→ **Given records**
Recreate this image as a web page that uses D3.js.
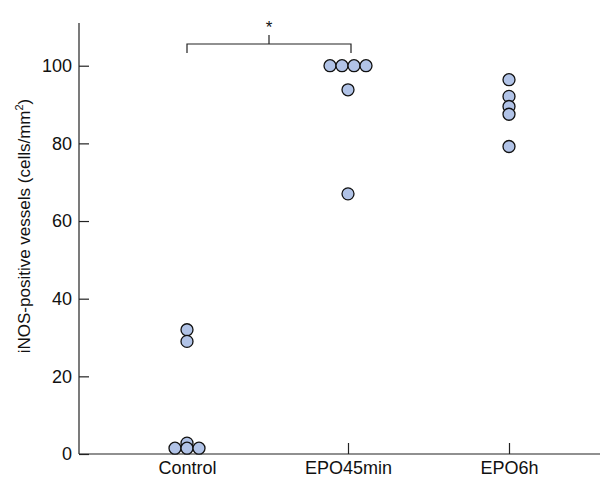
<!DOCTYPE html>
<html>
<head>
<meta charset="utf-8">
<script src="https://cdn.jsdelivr.net/npm/d3@7"></script>
<style>
  body { margin: 0; background: #fff; }
  text { font-family: "Liberation Sans", Arial, sans-serif; }
</style>
</head>
<body>
<script>
// Data
const groups = ["Control", "EPO45min", "EPO6h"];
const control = [32, 29, 2.8, 1.5, 1.5, 1.5];
const epo45 = [100, 100, 100, 100, 93.8, 67];
const epo6h = [96.4, 92.1, 89.5, 87.5, 79.2];
const yTicks = [0, 20, 40, 60, 80, 100];

const values = { "Control": control, "EPO45min": epo45, "EPO6h": epo6h };

const W = 600, H = 478;
const plotLeft = 79, plotBottom = 454, plotTop = 23;
const r = 6;

const svg = d3.select("body").append("svg")
  .attr("width", W)
  .attr("height", H);

const y = d3.scaleLinear().domain([0, 111]).range([plotBottom, plotTop]);
const x = d3.scalePoint().domain(groups).range([187, 509]);

// Y axis, ticks pointing inward
const yAxis = svg.append("g")
  .attr("transform", `translate(${plotLeft},0)`)
  .call(d3.axisRight(y).tickValues(yTicks).tickSize(10).tickFormat(d3.format("d")));
yAxis.select(".domain").attr("d", `M0,${plotTop}V${plotBottom}`).attr("stroke", "#222").attr("stroke-width", 1.2);
yAxis.selectAll(".tick line").attr("stroke", "#222").attr("stroke-width", 1.2);
yAxis.selectAll(".tick text")
  .attr("x", -7)
  .attr("text-anchor", "end")
  .attr("font-size", 18)
  .attr("fill", "#111");

// X axis, ticks pointing up
const xAxis = svg.append("g")
  .attr("transform", `translate(0,${plotBottom})`)
  .call(d3.axisTop(x).tickSize(11));
xAxis.select(".domain").attr("d", `M${plotLeft},0H${W}`).attr("stroke", "#222").attr("stroke-width", 1.2);
xAxis.selectAll(".tick line").attr("stroke", "#222").attr("stroke-width", 1.2);
xAxis.selectAll(".tick text")
  .attr("y", 20)
  .attr("dy", 0)
  .attr("font-size", 18)
  .attr("fill", "#111");

// Y label
const ylab = svg.append("text")
  .attr("transform", "translate(30,226) rotate(-90)")
  .attr("text-anchor", "middle")
  .attr("font-size", 17)
  .attr("fill", "#111");
ylab.append("tspan").text("iNOS-positive vessels (cells/mm");
ylab.append("tspan").attr("font-size", 11).attr("dy", -7).text("2");
ylab.append("tspan").attr("dy", 7).text(")");

// Dodge identical values side by side
const points = [];
groups.forEach(g => {
  const counts = d3.rollup(values[g], v => v.length, d => d);
  const seen = new Map();
  values[g].forEach(v => {
    const n = counts.get(v);
    const i = seen.get(v) || 0;
    seen.set(v, i + 1);
    points.push({ group: g, value: v, dx: (i - (n - 1) / 2) * 2 * r });
  });
});

svg.append("g").selectAll("circle")
  .data(points)
  .join("circle")
  .attr("cx", d => x(d.group) + d.dx)
  .attr("cy", d => y(d.value))
  .attr("r", r)
  .attr("fill", "#b1c3e7")
  .attr("stroke", "#111")
  .attr("stroke-width", 1.3);

// Significance bracket between Control and EPO45min
const bx1 = x("Control"), bx2 = x("EPO45min") + 3, by = 44;
const bmid = (bx1 + bx2) / 2;
svg.append("path")
  .attr("d", `M${bx1},${by + 9}V${by}H${bx2}V${by + 9}M${bmid},${by}V${by - 9}`)
  .attr("fill", "none")
  .attr("stroke", "#222")
  .attr("stroke-width", 1.2);
svg.append("text")
  .attr("x", bmid)
  .attr("y", 33)
  .attr("text-anchor", "middle")
  .attr("font-size", 17)
  .attr("fill", "#111")
  .text("*");
</script>
</body>
</html>
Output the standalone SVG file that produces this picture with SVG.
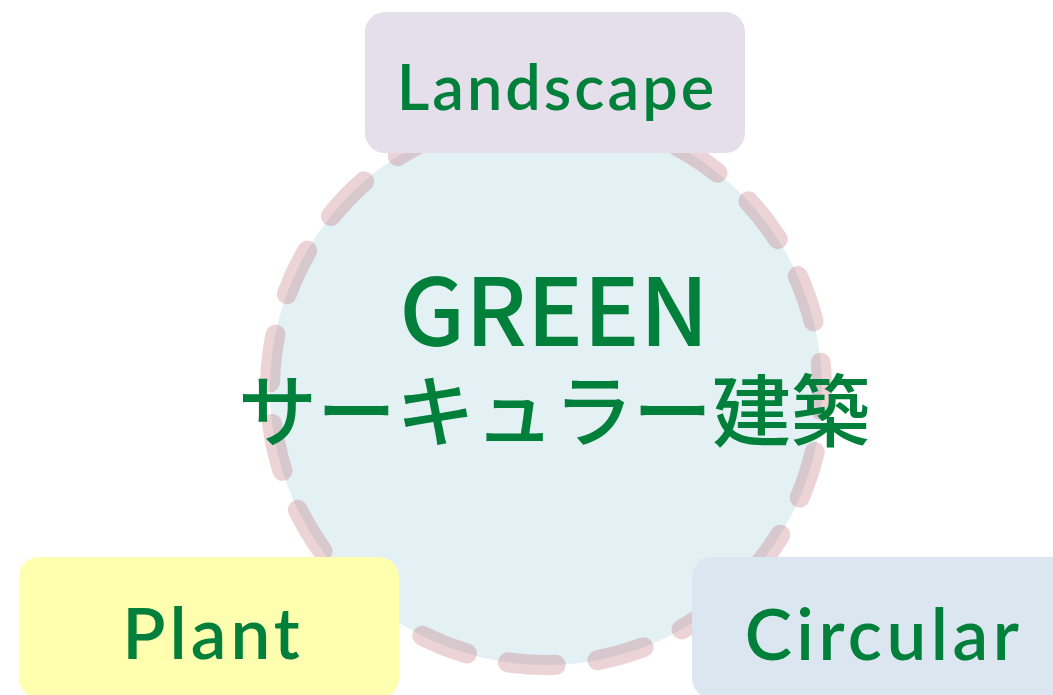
<svg xmlns="http://www.w3.org/2000/svg" width="1053" height="695" viewBox="0 0 1053 695">
  <style>
    .lbl { font-family: Lato, "Open Sans", "Liberation Sans", sans-serif; font-weight: 600; fill: #00803a; text-anchor: middle; }
    .ctr { font-family: "Noto Sans CJK JP", "Noto Sans", sans-serif; font-weight: 500; fill: #00803a; text-anchor: middle; }
  </style>
  <rect width="1053" height="695" fill="#ffffff"/>
  <g id="center">
    <circle cx="546" cy="389" r="276" fill="#e3f0f4"/>
    <path d="M546 113 A276 276 0 0 1 546 665 A276 276 0 0 1 546 113" fill="none" stroke="#b4505a" stroke-opacity="0.25" stroke-width="20" stroke-linecap="round" stroke-dasharray="48 42" stroke-dashoffset="43"/>
    <text class="ctr"><tspan x="554" y="346" font-size="94">GREEN</tspan><tspan x="554" y="441" font-size="79">サーキュラー建築</tspan></text>
  </g>
  <g id="landscape">
    <rect x="365" y="12" width="380" height="141" rx="20" fill="#e5dfec"/>
    <text class="lbl" x="557" y="110" font-size="63" letter-spacing="3">Landscape</text>
  </g>
  <g id="plant">
    <rect x="19" y="557" width="380" height="141" rx="20" fill="#ffffb0"/>
    <text class="lbl" x="213" y="659" font-size="71" letter-spacing="4">Plant</text>
  </g>
  <g id="circular">
    <rect x="692" y="557" width="380" height="141" rx="20" fill="#dce6f1"/>
    <text class="lbl" x="884" y="660" font-size="71" letter-spacing="4.5">Circular</text>
  </g>
</svg>
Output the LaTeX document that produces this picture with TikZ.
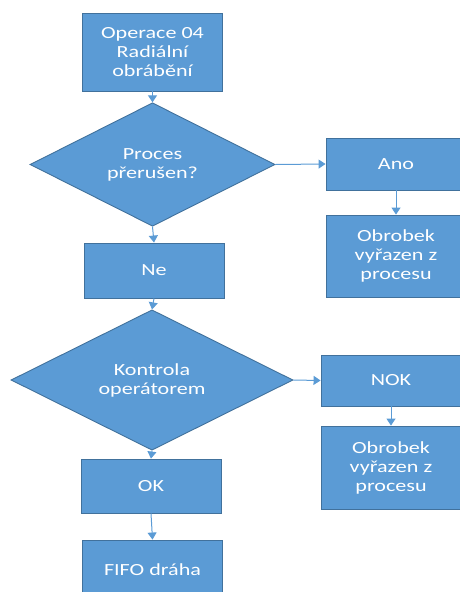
\documentclass[tikz,border=0pt]{standalone}
\usepackage{fontspec}
\setmainfont{Carlito}[FakeStretch=1.3]
\usetikzlibrary{shapes.geometric,arrows.meta}
\definecolor{boxfill}{HTML}{5B9BD5}
\definecolor{boxline}{HTML}{41719C}
\definecolor{linkcol}{HTML}{5B9BD5}
\begin{document}
\begin{tikzpicture}[x=1pt,y=-1pt,
  every node/.style={font=\fontsize{17}{19}\selectfont, text=white, align=center, inner sep=0pt},
  stepbox/.style={rectangle, draw=boxline, line width=0.9pt, fill=boxfill, minimum width=140pt},
  decision/.style={diamond, draw=boxline, line width=0.9pt, fill=boxfill},
  link/.style={draw=linkcol, line width=1pt, -{Triangle[length=7pt,width=9pt]}}
]
\useasboundingbox (0,0) rectangle (460,592);
\clip (0,0) rectangle (460,592);

% main column
\node[stepbox, minimum height=78pt] (op) at (152.5,52) {Operace 04\\Radiální\\obrábění};
\node[decision, minimum width=245pt, minimum height=105pt] (d1) at (152.5,164.5) {Proces\\přerušen?};
\node[stepbox, minimum height=55pt] (ne) at (154,270.5) {Ne};
\node[decision, minimum width=282pt, minimum height=110pt] (d2) at (152,380) {Kontrola\\operátorem};
\node[stepbox, minimum height=54pt] (ok) at (151,486) {OK};
\node[stepbox, minimum height=60pt] (fifo) at (152.5,570) {FIFO dráha};

% side branches
\node[stepbox, minimum height=52pt] (ano) at (396,164) {Ano};
\node[stepbox, minimum height=82pt] (ob1) at (396,256) {Obrobek\\vyřazen z\\procesu};
\node[stepbox, minimum height=51pt] (nok) at (391,380.5) {NOK};
\node[stepbox, minimum height=83pt] (ob2) at (391,467.5) {Obrobek\\vyřazen z\\procesu};

% connectors
\draw[link] (op.south) -- (d1.north);
\draw[link] (d1.south) -- (ne.north);
\draw[link] (ne.south) -- (d2.north);
\draw[link] (d2.south) -- (ok.north);
\draw[link] (ok.south) -- (fifo.north);
\draw[link] (d1.east) -- (ano.west);
\draw[link] (ano.south) -- (ob1.north);
\draw[link] (d2.east) -- (nok.west);
\draw[link] (nok.south) -- (ob2.north);
\end{tikzpicture}
\end{document}
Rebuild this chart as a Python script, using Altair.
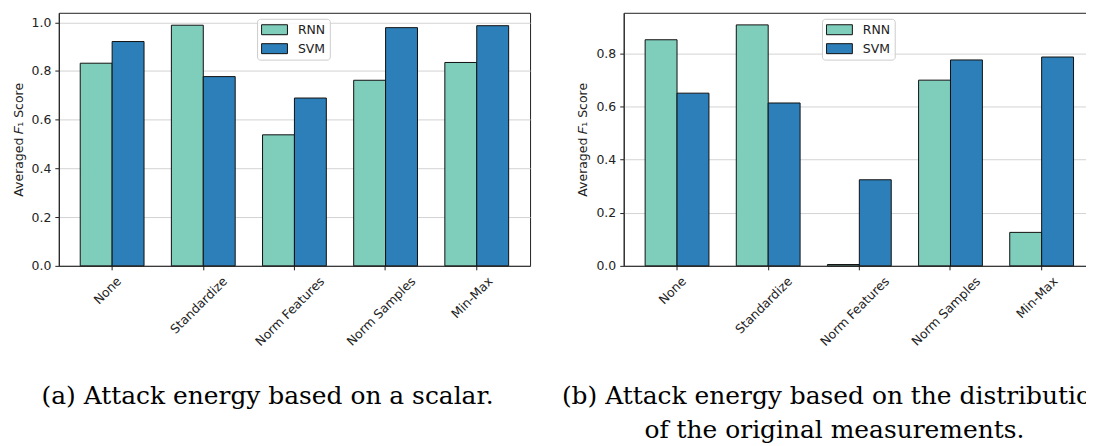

→ **Written exercise**
Only the lines from the start of the records to the one containing "const x = d3.scalePoint().domain(groups).range([187, 509]);" should be repeated, exactly and with both ends kept; drop any pictures.

→ **Task result**
Recreate this image as a web page that uses D3.js.
<!DOCTYPE html>
<html>
<head>
<meta charset="utf-8">
<script src="https://cdn.jsdelivr.net/npm/d3@7"></script>
<style>
  body { margin: 0; background: #fff; }
  text { font-family: "Liberation Sans", Arial, sans-serif; }
</style>
</head>
<body>
<script>
// Data
const groups = ["Control", "EPO45min", "EPO6h"];
const control = [32, 29, 2.8, 1.5, 1.5, 1.5];
const epo45 = [100, 100, 100, 100, 93.8, 67];
const epo6h = [96.4, 92.1, 89.5, 87.5, 79.2];
const yTicks = [0, 20, 40, 60, 80, 100];

const values = { "Control": control, "EPO45min": epo45, "EPO6h": epo6h };

const W = 600, H = 478;
const plotLeft = 79, plotBottom = 454, plotTop = 23;
const r = 6;

const svg = d3.select("body").append("svg")
  .attr("width", W)
  .attr("height", H);

const y = d3.scaleLinear().domain([0, 111]).range([plotBottom, plotTop]);
const x = d3.scalePoint().domain(groups).range([187, 509]);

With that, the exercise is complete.